> Required task: Where does the string "React" appear? Copy every line of the entries below that holds it.

(Entries with chart source code)

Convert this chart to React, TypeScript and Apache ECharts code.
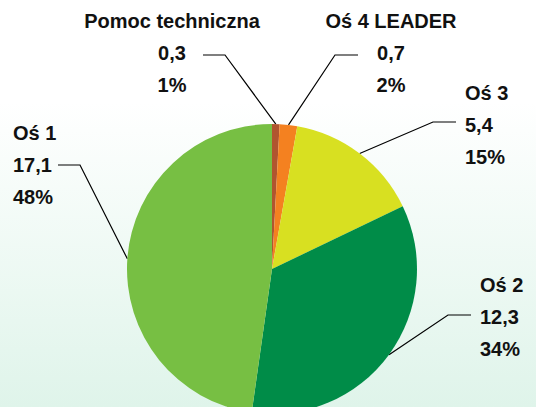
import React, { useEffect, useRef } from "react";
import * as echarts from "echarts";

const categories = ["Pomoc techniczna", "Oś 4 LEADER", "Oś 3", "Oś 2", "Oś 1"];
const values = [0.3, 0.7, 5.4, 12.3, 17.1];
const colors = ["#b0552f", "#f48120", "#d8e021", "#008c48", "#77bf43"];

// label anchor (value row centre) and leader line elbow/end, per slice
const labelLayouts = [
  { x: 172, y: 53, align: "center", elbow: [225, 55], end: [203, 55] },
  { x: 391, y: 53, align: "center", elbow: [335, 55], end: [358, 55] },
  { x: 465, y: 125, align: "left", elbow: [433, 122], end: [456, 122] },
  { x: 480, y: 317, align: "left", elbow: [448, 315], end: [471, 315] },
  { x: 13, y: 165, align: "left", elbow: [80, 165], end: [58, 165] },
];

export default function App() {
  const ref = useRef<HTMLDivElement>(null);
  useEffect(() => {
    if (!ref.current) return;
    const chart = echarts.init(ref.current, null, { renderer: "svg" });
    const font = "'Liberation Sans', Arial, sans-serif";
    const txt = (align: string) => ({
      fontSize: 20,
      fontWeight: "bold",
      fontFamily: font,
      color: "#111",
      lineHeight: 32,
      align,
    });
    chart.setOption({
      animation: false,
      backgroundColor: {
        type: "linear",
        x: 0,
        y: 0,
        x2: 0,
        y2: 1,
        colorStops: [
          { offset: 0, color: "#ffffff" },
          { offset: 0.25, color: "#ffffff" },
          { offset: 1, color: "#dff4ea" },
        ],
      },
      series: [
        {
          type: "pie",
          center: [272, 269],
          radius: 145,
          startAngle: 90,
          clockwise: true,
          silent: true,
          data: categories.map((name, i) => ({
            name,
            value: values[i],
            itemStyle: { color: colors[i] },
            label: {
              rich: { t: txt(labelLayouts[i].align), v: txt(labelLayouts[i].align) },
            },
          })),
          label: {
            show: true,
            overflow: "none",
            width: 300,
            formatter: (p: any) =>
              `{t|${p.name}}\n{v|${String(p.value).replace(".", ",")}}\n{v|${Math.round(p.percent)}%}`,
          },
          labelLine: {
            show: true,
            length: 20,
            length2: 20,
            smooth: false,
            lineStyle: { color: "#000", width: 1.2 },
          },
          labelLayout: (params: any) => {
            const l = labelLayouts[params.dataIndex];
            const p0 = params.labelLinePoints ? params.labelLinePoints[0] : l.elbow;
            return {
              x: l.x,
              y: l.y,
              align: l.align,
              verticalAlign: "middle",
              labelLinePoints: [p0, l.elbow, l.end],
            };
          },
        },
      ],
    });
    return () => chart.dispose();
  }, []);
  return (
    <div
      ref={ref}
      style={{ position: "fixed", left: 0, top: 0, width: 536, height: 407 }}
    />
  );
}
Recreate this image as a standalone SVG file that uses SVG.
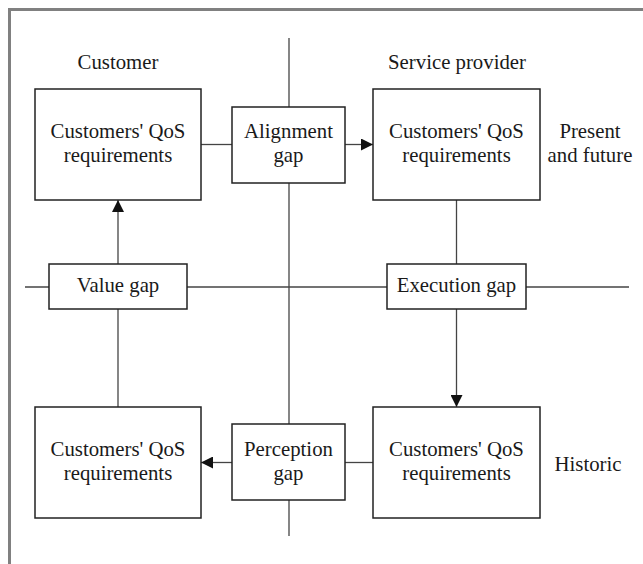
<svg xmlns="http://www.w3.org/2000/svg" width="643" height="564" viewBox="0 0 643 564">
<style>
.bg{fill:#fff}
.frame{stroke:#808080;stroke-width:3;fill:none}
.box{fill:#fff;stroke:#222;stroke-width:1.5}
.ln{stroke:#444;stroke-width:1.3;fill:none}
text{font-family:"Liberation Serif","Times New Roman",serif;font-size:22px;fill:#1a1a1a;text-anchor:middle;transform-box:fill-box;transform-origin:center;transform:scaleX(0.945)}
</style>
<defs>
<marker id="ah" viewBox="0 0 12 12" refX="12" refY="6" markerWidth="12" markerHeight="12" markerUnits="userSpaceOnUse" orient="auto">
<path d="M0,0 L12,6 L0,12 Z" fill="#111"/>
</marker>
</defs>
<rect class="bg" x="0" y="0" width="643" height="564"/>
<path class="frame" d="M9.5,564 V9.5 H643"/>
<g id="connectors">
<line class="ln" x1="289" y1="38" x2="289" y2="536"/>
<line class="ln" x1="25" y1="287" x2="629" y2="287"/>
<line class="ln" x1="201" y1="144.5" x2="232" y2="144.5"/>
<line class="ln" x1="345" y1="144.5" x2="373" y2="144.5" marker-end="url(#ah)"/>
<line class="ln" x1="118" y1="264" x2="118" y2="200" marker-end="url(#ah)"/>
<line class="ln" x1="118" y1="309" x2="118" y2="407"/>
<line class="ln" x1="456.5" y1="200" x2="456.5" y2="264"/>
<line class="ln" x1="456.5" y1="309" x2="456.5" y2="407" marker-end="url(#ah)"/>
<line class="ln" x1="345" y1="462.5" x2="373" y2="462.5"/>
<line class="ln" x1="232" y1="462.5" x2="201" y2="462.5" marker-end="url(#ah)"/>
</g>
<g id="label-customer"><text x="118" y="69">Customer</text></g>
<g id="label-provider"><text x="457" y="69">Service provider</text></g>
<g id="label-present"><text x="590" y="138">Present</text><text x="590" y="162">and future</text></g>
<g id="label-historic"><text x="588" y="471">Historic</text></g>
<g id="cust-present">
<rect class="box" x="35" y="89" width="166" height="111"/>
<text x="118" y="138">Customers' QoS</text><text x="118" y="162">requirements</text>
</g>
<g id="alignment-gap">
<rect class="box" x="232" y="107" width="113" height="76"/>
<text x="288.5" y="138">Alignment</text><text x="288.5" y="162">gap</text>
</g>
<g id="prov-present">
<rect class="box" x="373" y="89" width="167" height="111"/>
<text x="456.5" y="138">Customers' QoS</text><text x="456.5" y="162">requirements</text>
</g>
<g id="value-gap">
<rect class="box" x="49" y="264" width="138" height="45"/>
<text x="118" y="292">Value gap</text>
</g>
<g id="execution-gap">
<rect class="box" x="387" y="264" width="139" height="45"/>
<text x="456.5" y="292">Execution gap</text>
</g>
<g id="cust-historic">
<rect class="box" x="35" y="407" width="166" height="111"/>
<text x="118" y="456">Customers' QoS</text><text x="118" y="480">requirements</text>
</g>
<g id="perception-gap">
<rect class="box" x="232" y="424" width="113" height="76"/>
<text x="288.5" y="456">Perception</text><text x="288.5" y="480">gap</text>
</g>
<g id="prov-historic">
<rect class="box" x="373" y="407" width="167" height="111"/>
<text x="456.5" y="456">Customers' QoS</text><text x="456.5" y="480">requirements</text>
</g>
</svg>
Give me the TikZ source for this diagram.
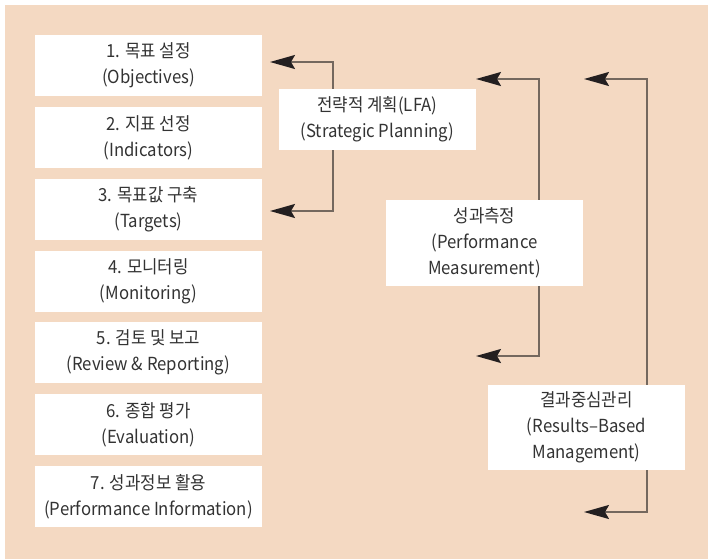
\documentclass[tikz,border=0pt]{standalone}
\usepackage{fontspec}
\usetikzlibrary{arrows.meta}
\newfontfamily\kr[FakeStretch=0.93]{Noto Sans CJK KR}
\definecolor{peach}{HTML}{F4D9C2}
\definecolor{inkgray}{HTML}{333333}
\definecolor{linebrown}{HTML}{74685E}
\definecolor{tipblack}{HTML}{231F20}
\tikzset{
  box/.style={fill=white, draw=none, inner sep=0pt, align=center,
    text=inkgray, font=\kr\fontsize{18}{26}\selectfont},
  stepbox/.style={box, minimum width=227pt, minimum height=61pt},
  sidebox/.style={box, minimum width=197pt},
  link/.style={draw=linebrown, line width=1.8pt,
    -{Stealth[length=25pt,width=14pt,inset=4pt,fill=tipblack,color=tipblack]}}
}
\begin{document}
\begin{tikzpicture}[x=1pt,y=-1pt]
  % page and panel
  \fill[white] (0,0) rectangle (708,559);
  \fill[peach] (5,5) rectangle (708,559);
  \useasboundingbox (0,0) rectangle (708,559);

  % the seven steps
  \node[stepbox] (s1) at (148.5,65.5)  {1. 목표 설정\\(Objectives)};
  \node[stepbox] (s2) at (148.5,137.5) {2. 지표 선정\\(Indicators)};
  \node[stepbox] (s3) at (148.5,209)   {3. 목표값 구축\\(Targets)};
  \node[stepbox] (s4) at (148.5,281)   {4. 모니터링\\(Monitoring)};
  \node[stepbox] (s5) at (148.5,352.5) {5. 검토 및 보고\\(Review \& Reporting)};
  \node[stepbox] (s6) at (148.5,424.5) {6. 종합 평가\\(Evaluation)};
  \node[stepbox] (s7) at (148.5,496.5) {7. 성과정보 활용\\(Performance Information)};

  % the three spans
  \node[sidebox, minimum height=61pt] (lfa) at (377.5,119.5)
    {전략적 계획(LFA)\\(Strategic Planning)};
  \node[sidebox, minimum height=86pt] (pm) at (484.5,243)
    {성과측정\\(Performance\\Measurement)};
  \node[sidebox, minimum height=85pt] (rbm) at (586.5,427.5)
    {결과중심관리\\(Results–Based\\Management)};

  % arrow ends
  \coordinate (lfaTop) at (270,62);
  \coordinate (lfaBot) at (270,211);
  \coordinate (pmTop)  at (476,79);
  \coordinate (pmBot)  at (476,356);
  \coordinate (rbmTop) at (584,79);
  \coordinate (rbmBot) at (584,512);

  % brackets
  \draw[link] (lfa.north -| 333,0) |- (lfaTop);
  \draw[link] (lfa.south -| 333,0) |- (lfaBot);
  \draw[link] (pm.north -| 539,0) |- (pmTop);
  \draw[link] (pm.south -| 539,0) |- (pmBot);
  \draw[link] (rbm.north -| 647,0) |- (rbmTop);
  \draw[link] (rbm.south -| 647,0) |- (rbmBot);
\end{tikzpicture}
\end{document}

> Expected answer:
Convert this chart to React, TypeScript and Apache ECharts code.
import React, { useEffect, useRef } from "react";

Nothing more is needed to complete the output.